Directions — Exclude the pictures, then repeat the remaining data exactly.

Dataset content —
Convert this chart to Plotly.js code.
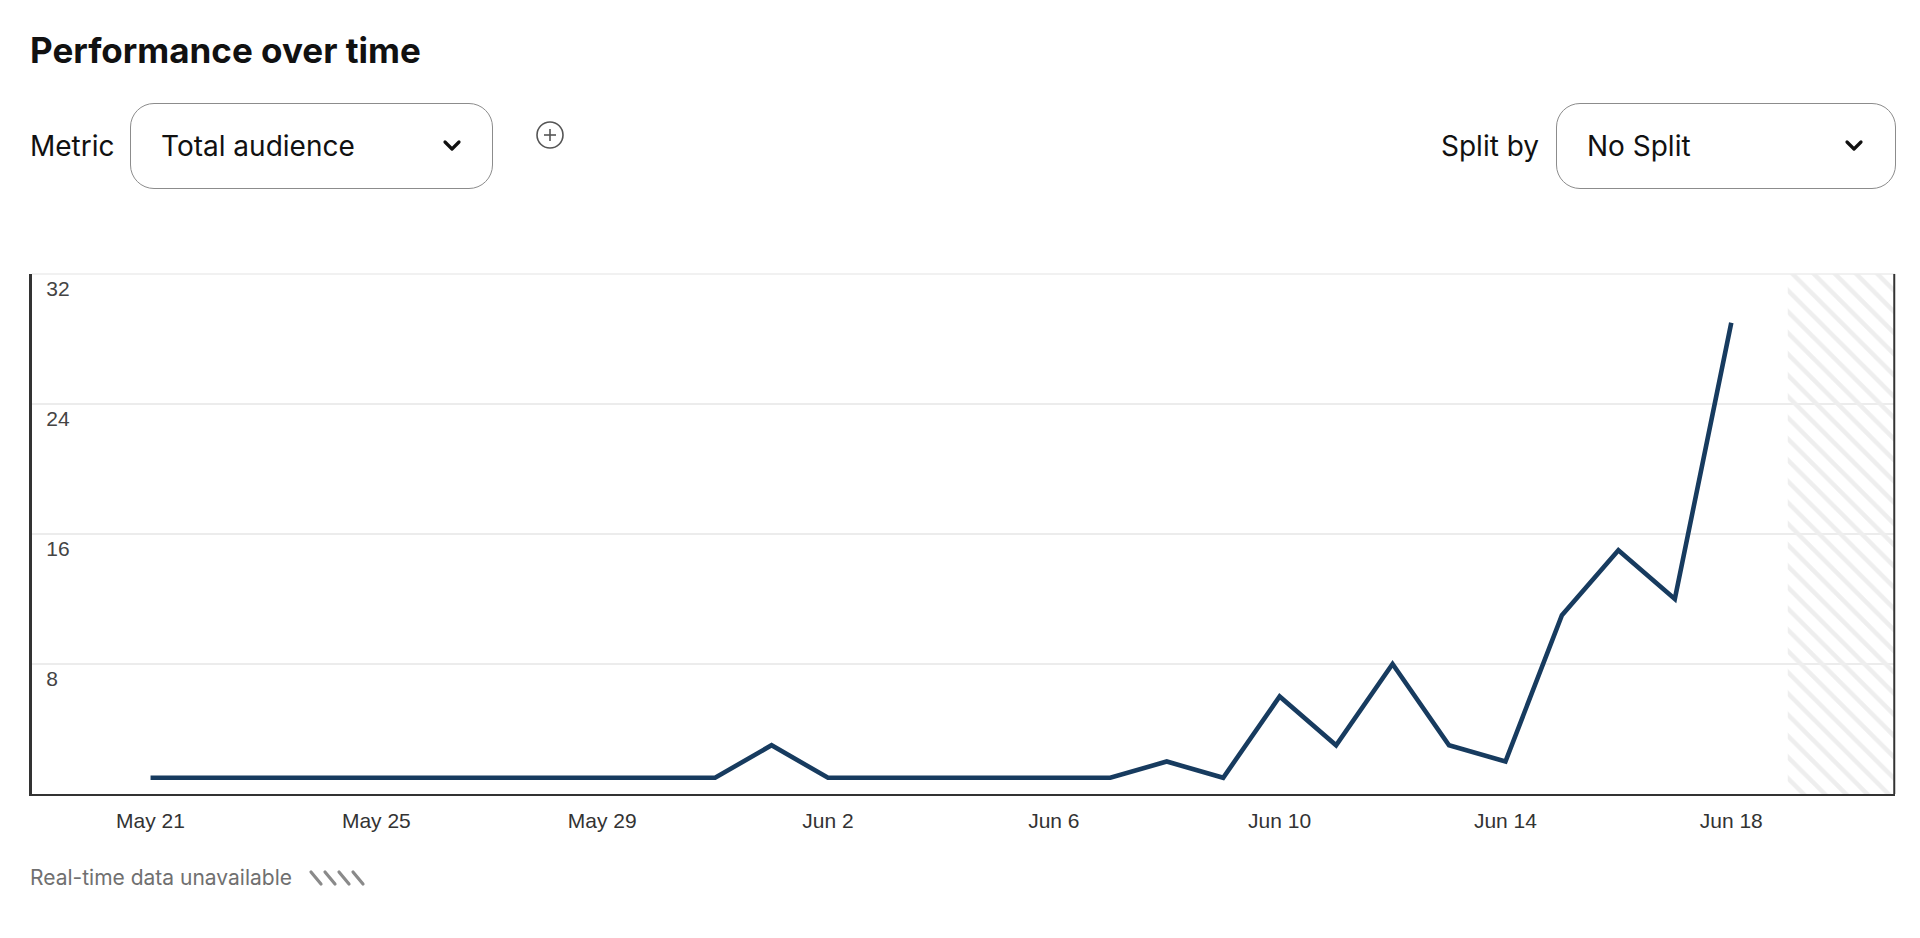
<!DOCTYPE html>
<html>
<head>
<meta charset="utf-8">
<script src="https://cdn.plot.ly/plotly-3.0.1.min.js"></script>
<style>
  body { margin: 0; background: #fff; font-family: Inter, "Noto Sans", sans-serif; color: #111; }
  #wrap { position: relative; width: 1920px; height: 938px; overflow: hidden; }
  #graph { position: absolute; left: 0; top: 0; width: 1920px; height: 938px; }
  .abs { position: absolute; white-space: nowrap; }
  .title { left: 30px; top: 29px; font-size: 35px; font-weight: 700; letter-spacing: 0px; }
  .label { font-size: 28px; line-height: 34px; top: 129px; color: #111; }
  .box { top: 103px; height: 84px; border: 1.6px solid #8c8c8c; border-radius: 24px; background: #fff; }
  .box span { position: absolute; left: 30px; top: 25px; font-size: 28px; line-height: 34px; }
  .box svg { position: absolute; top: 35px; }
  .foot { left: 30px; top: 865px; font-size: 21px; color: #707070; }
</style>
</head>
<body>
<div id="wrap">
  <div id="graph"></div>
  <div class="abs title">Performance over time</div>

  <div class="abs label" style="left:30px">Metric</div>
  <div class="abs box" style="left:130px; width:361px">
    <span>Total audience</span>
    <svg style="left:311px" width="20" height="14" viewBox="0 0 20 14"><polyline points="3,3 10,10 17,3" fill="none" stroke="#111" stroke-width="3.2" stroke-linecap="round" stroke-linejoin="round"/></svg>
  </div>
  <svg class="abs" style="left:535px; top:120px" width="30" height="30" viewBox="0 0 30 30">
    <circle cx="15" cy="15" r="13" fill="none" stroke="#555" stroke-width="1.6"/>
    <line x1="15" y1="9" x2="15" y2="21" stroke="#555" stroke-width="1.6"/>
    <line x1="9" y1="15" x2="21" y2="15" stroke="#555" stroke-width="1.6"/>
  </svg>

  <div class="abs label" style="left:1441px">Split by</div>
  <div class="abs box" style="left:1556px; width:338px">
    <span>No Split</span>
    <svg style="left:287px" width="20" height="14" viewBox="0 0 20 14"><polyline points="3,3 10,10 17,3" fill="none" stroke="#111" stroke-width="3.2" stroke-linecap="round" stroke-linejoin="round"/></svg>
  </div>

  <div class="abs foot">Real-time data unavailable
    <svg style="vertical-align:-2px; margin-left:10px" width="60" height="18" viewBox="0 0 60 18">
      <g stroke="#8a8a8a" stroke-width="3.2" stroke-linecap="round">
        <line x1="3" y1="3" x2="13" y2="15"/>
        <line x1="17" y1="3" x2="27" y2="15"/>
        <line x1="31" y1="3" x2="41" y2="15"/>
        <line x1="45" y1="3" x2="55" y2="15"/>
      </g>
    </svg>
  </div>
</div>

<script>
// daily total audience, May 21 - Jun 18
let days = [
    '2024-05-21', '2024-05-22', '2024-05-23', '2024-05-24', '2024-05-25',
    '2024-05-26', '2024-05-27', '2024-05-28', '2024-05-29', '2024-05-30',
    '2024-05-31', '2024-06-01', '2024-06-02', '2024-06-03', '2024-06-04',
    '2024-06-05', '2024-06-06', '2024-06-07', '2024-06-08', '2024-06-09',
    '2024-06-10', '2024-06-11', '2024-06-12', '2024-06-13', '2024-06-14',
    '2024-06-15', '2024-06-16', '2024-06-17', '2024-06-18'
]
let audience = [
    1, 1, 1, 1, 1,
    1, 1, 1, 1, 1,
    1, 3, 1, 1, 1,
    1, 1, 1, 2, 1,
    6, 3, 8, 3, 2,
    11, 15, 12, 29
]
let yTicks = [8, 16, 24, 32]
let xRange = ['2024-05-18 21:36', '2024-06-20 21:36']
let unavailableFrom = '2024-06-19'

main();

function main() {
    let yMax = yTicks[yTicks.length - 1]
    let hatchWidth = Date.parse('2024-06-20T21:36:00') - Date.parse(unavailableFrom + 'T00:00:00')

    // striped block for the days with no real-time data
    let hatch = {
        x: [unavailableFrom],
        y: [yMax],
        type: 'bar',
        offset: 0,
        width: [hatchWidth],
        marker: {
            color: 'rgba(0,0,0,0)',
            line: {width: 0},
            pattern: {shape: '\\', fgcolor: '#eeeeee', bgcolor: 'rgba(0,0,0,0)', size: 15, solidity: 0.3}
        },
        hoverinfo: 'skip',
        showlegend: false
    }

    let line = {
        x: days,
        y: audience,
        type: 'scatter',
        mode: 'lines',
        line: {color: '#173b5f', width: 4.6},
        showlegend: false
    }

    var layout = {
        width: 1920,
        height: 938,
        margin: {l: 32, r: 25, t: 274, b: 144},
        paper_bgcolor: 'rgba(0,0,0,0)',
        plot_bgcolor: '#ffffff',
        font: {family: 'Liberation Sans, Arial, sans-serif', size: 21, color: '#333'},
        xaxis: {
            type: 'date',
            range: xRange,
            tick0: days[0],
            dtick: 4 * 86400000,
            tickformat: '%b %-d',
            ticks: '',
            ticklabelstandoff: 7,
            showgrid: false,
            zeroline: false,
            showline: true,
            linecolor: '#333',
            linewidth: 2
        },
        yaxis: {
            range: [0, yMax],
            tickvals: yTicks,
            ticklabelposition: 'inside bottom',
            ticklabelstandoff: 14,
            ticks: '',
            showgrid: true,
            gridcolor: '#ececec',
            gridwidth: 1.5,
            zeroline: false,
            showline: true,
            linecolor: '#333',
            linewidth: 3
        },
        shapes: [
            {
                type: 'line', xref: 'paper', yref: 'paper',
                x0: 0, x1: 1, y0: 1, y1: 1,
                line: {color: '#ececec', width: 1.5}
            },
            {
                type: 'line', xref: 'paper', yref: 'paper',
                x0: 0.9996, x1: 0.9996, y0: 0, y1: 1,
                line: {color: '#333', width: 2}
            }
        ],
        showlegend: false
    };
    Plotly.newPlot('graph', [hatch, line], layout, {displayModeBar: false, staticPlot: true});
}
</script>
</body>
</html>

The solution —
Convert this chart to Plotly.js code.
<!DOCTYPE html>
<html>
<head>
<meta charset="utf-8">
<script src="https://cdn.plot.ly/plotly-3.0.1.min.js"></script>
<style>
  body { margin: 0; background: #fff; font-family: Inter, "Noto Sans", sans-serif; color: #111; }
  #wrap { position: relative; width: 1920px; height: 938px; overflow: hidden; }
  #graph { position: absolute; left: 0; top: 0; width: 1920px; height: 938px; }
  .abs { position: absolute; white-space: nowrap; }
  .title { left: 30px; top: 29px; font-size: 35px; font-weight: 700; letter-spacing: 0px; }
  .label { font-size: 28px; line-height: 34px; top: 129px; color: #111; }
  .box { top: 103px; height: 84px; border: 1.6px solid #8c8c8c; border-radius: 24px; background: #fff; }
  .box span { position: absolute; left: 30px; top: 25px; font-size: 28px; line-height: 34px; }
  .box svg { position: absolute; top: 35px; }
  .foot { left: 30px; top: 865px; font-size: 21px; color: #707070; }
</style>
</head>
<body>
<div id="wrap">
  <div id="graph"></div>
  <div class="abs title">Performance over time</div>

  <div class="abs label" style="left:30px">Metric</div>
  <div class="abs box" style="left:130px; width:361px">
    <span>Total audience</span>
    <svg style="left:311px" width="20" height="14" viewBox="0 0 20 14"><polyline points="3,3 10,10 17,3" fill="none" stroke="#111" stroke-width="3.2" stroke-linecap="round" stroke-linejoin="round"/></svg>
  </div>
  <svg class="abs" style="left:535px; top:120px" width="30" height="30" viewBox="0 0 30 30">
    <circle cx="15" cy="15" r="13" fill="none" stroke="#555" stroke-width="1.6"/>
    <line x1="15" y1="9" x2="15" y2="21" stroke="#555" stroke-width="1.6"/>
    <line x1="9" y1="15" x2="21" y2="15" stroke="#555" stroke-width="1.6"/>
  </svg>

  <div class="abs label" style="left:1441px">Split by</div>
  <div class="abs box" style="left:1556px; width:338px">
    <span>No Split</span>
    <svg style="left:287px" width="20" height="14" viewBox="0 0 20 14"><polyline points="3,3 10,10 17,3" fill="none" stroke="#111" stroke-width="3.2" stroke-linecap="round" stroke-linejoin="round"/></svg>
  </div>

  <div class="abs foot">Real-time data unavailable
    <svg style="vertical-align:-2px; margin-left:10px" width="60" height="18" viewBox="0 0 60 18">
      <g stroke="#8a8a8a" stroke-width="3.2" stroke-linecap="round">
        <line x1="3" y1="3" x2="13" y2="15"/>
        <line x1="17" y1="3" x2="27" y2="15"/>
        <line x1="31" y1="3" x2="41" y2="15"/>
        <line x1="45" y1="3" x2="55" y2="15"/>
      </g>
    </svg>
  </div>
</div>

<script>
// daily total audience, May 21 - Jun 18
let days = [
    '2024-05-21', '2024-05-22', '2024-05-23', '2024-05-24', '2024-05-25',
    '2024-05-26', '2024-05-27', '2024-05-28', '2024-05-29', '2024-05-30',
    '2024-05-31', '2024-06-01', '2024-06-02', '2024-06-03', '2024-06-04',
    '2024-06-05', '2024-06-06', '2024-06-07', '2024-06-08', '2024-06-09',
    '2024-06-10', '2024-06-11', '2024-06-12', '2024-06-13', '2024-06-14',
    '2024-06-15', '2024-06-16', '2024-06-17', '2024-06-18'
]
let audience = [
    1, 1, 1, 1, 1,
    1, 1, 1, 1, 1,
    1, 3, 1, 1, 1,
    1, 1, 1, 2, 1,
    6, 3, 8, 3, 2,
    11, 15, 12, 29
]
let yTicks = [8, 16, 24, 32]
let xRange = ['2024-05-18 21:36', '2024-06-20 21:36']
let unavailableFrom = '2024-06-19'

main();

function main() {
    let yMax = yTicks[yTicks.length - 1]
    let hatchWidth = Date.parse('2024-06-20T21:36:00') - Date.parse(unavailableFrom + 'T00:00:00')

    // striped block for the days with no real-time data
    let hatch = {
        x: [unavailableFrom],
        y: [yMax],
        type: 'bar',
        offset: 0,
        width: [hatchWidth],
        marker: {
            color: 'rgba(0,0,0,0)',
            line: {width: 0},
            pattern: {shape: '\\', fgcolor: '#eeeeee', bgcolor: 'rgba(0,0,0,0)', size: 15, solidity: 0.3}
        },
        hoverinfo: 'skip',
        showlegend: false
    }

    let line = {
        x: days,
        y: audience,
        type: 'scatter',
        mode: 'lines',
        line: {color: '#173b5f', width: 4.6},
        showlegend: false
    }

    var layout = {
        width: 1920,
        height: 938,
        margin: {l: 32, r: 25, t: 274, b: 144},
        paper_bgcolor: 'rgba(0,0,0,0)',
        plot_bgcolor: '#ffffff',
        font: {family: 'Liberation Sans, Arial, sans-serif', size: 21, color: '#333'},
        xaxis: {
            type: 'date',
            range: xRange,
            tick0: days[0],
            dtick: 4 * 86400000,
            tickformat: '%b %-d',
            ticks: '',
            ticklabelstandoff: 7,
            showgrid: false,
            zeroline: false,
            showline: true,
            linecolor: '#333',
            linewidth: 2
        },
        yaxis: {
            range: [0, yMax],
            tickvals: yTicks,
            ticklabelposition: 'inside bottom',
            ticklabelstandoff: 14,
            ticks: '',
            showgrid: true,
            gridcolor: '#ececec',
            gridwidth: 1.5,
            zeroline: false,
            showline: true,
            linecolor: '#333',
            linewidth: 3
        },
        shapes: [
            {
                type: 'line', xref: 'paper', yref: 'paper',
                x0: 0, x1: 1, y0: 1, y1: 1,
                line: {color: '#ececec', width: 1.5}
            },
            {
                type: 'line', xref: 'paper', yref: 'paper',
                x0: 0.9996, x1: 0.9996, y0: 0, y1: 1,
                line: {color: '#333', width: 2}
            }
        ],
        showlegend: false
    };
    Plotly.newPlot('graph', [hatch, line], layout, {displayModeBar: false, staticPlot: true});
}
</script>
</body>
</html>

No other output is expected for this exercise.